The idea came about while Ekelman, Tye, and Meek were brainstorming ideas for their group project. Ekelman explained that at first the members of her group, including herself, were hesitant to do a suicide awareness-themed project because of the stigma around the topic.
“But after we started talking, we realized that each one of us had either directly or indirectly been touched by suicide,” said Ekelman. “So quickly we realized that this is something that we’ve all experienced and that in the field of social work this is exactly why we should be doing this, because there’s so much stigma surrounding it.”
The group eventually decided on two main goals that they wanted to do for their social change project. The first was to raise awareness on campus, and to engage students and faculty to talk about suicide. The second goal, which was the midterm goal, was to advocate for suicide intervention for the Bachelor of Social Work cohort.

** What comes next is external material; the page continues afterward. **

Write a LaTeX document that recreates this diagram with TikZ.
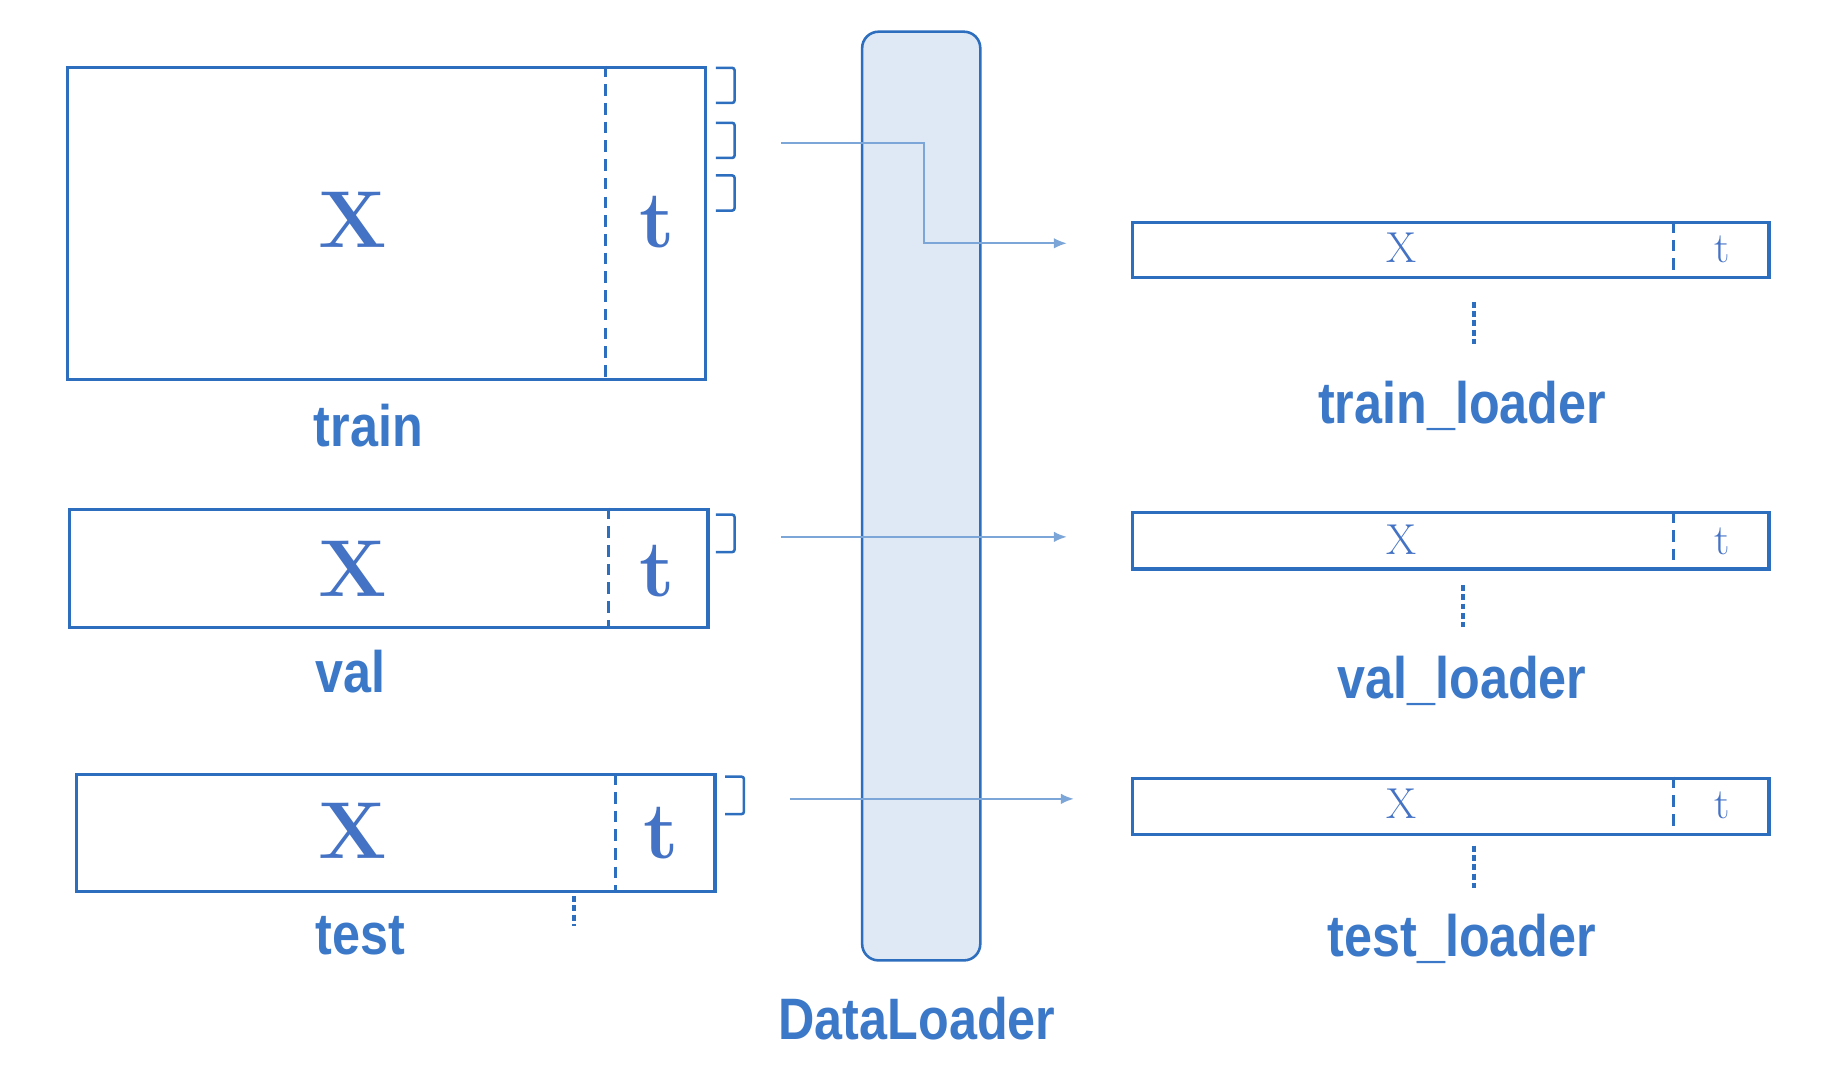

CASWE is an annual conference frequently attended by social work professionals. The policy was presented at CASWE and approved, making suicide prevention training mandatory and demonstrating its importance to social work student
Looking to the future, Ekelman said that one day, “faculty and even dons should be trained in suicide and intervention skills training.”
Both the University of Waterloo and Renison University College had an important role in implementing this policy, and Ekelman said that without their support, the progress she and her teammates have made would not have gone as quickly.
“After we went to Renison and showed our findings to the dean, a social worker was hired to help advise us on how we should proceed. The school was on board and they were very supportive because they knew that this was needed as well,” Ekelman said.
The university also helped the group by connecting them with the Waterloo region Suicide Prevention Council, which provided two suicide prevention workshops for the social work students at UW and Laurier.
“Prior to the training about 75 per cent of students felt uncomfortable speaking about suicide or intervention, and about 95 per cent of our students felt that suicide prevention should be implemented into our curriculum,” Ekelman said. “However, from the post-training surveys that we did, we found that students felt way more confident and comfortable talking about suicide.”